YEREVAN - Russia on Friday denounced Turkey’s position on the conflict between Azerbaijan and Armenia over the Nagorny Karabakh region after a Russian-mediated ceasefire ended the worst clashes in decades in the breakaway enclave.

“Statements made by Turkish leaders are totally unacceptable for one simple reason - they are calling not for peace but for war,” Russian Foreign Minister Sergei Lavrov told a news conference in the Armenian capital of Yerevan.

Turkey pledged its full support to its traditional ally Azerbaijan after the latest deadly clashes erupted in Karabakh between Azerbaijani and Armenian forces on April 2. “Unfortunately, we have already got accustomed to such quirks from the current Turkish leadership,” Lavrov added.
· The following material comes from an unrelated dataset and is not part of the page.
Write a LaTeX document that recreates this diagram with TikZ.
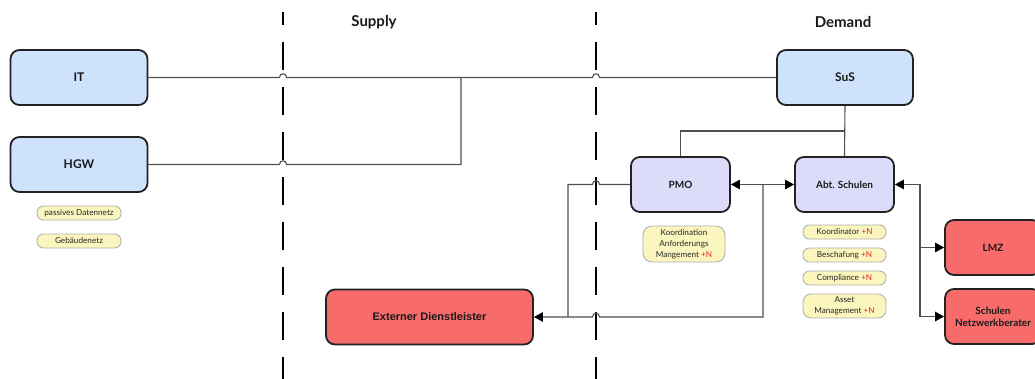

In a war in the 1990s that claimed some 30,000 lives, separatists backed by Yerevan seized control of the mountainous region inside Azerbaijan that is home to a majority of ethnic Armenians.

More than 100 people have been killed on both sides in fierce clashes that ended with a Russian-mediated ceasefire on April 6.

The outbreak sparked fears of a wider conflict that could drag in regional powers Russia and Turkey, which have been at loggerheads since Turkey shot down a Russian warplane in Syria in November.

Turkish President Recep Tayyip Erdogan has declared that “Karabakh will one day return to its original owner” while his prime minister, Ahmet Davutoglu, vowed to stand by Baku “until the apocalypse.”

Moscow has sold arms to both Armenia and Azerbaijan but has far closer ties to Yerevan, where it has a military base.

Azerbaijan and Armenia have never signed a peace deal despite a 1994 ceasefire and sporadic violence on the line of contact regularly claims the lives of soldiers on both sides.

Energy-rich Azerbaijan, whose military spending exceeds Armenia’s entire state budget, has repeatedly threatened to take back the breakaway region by force.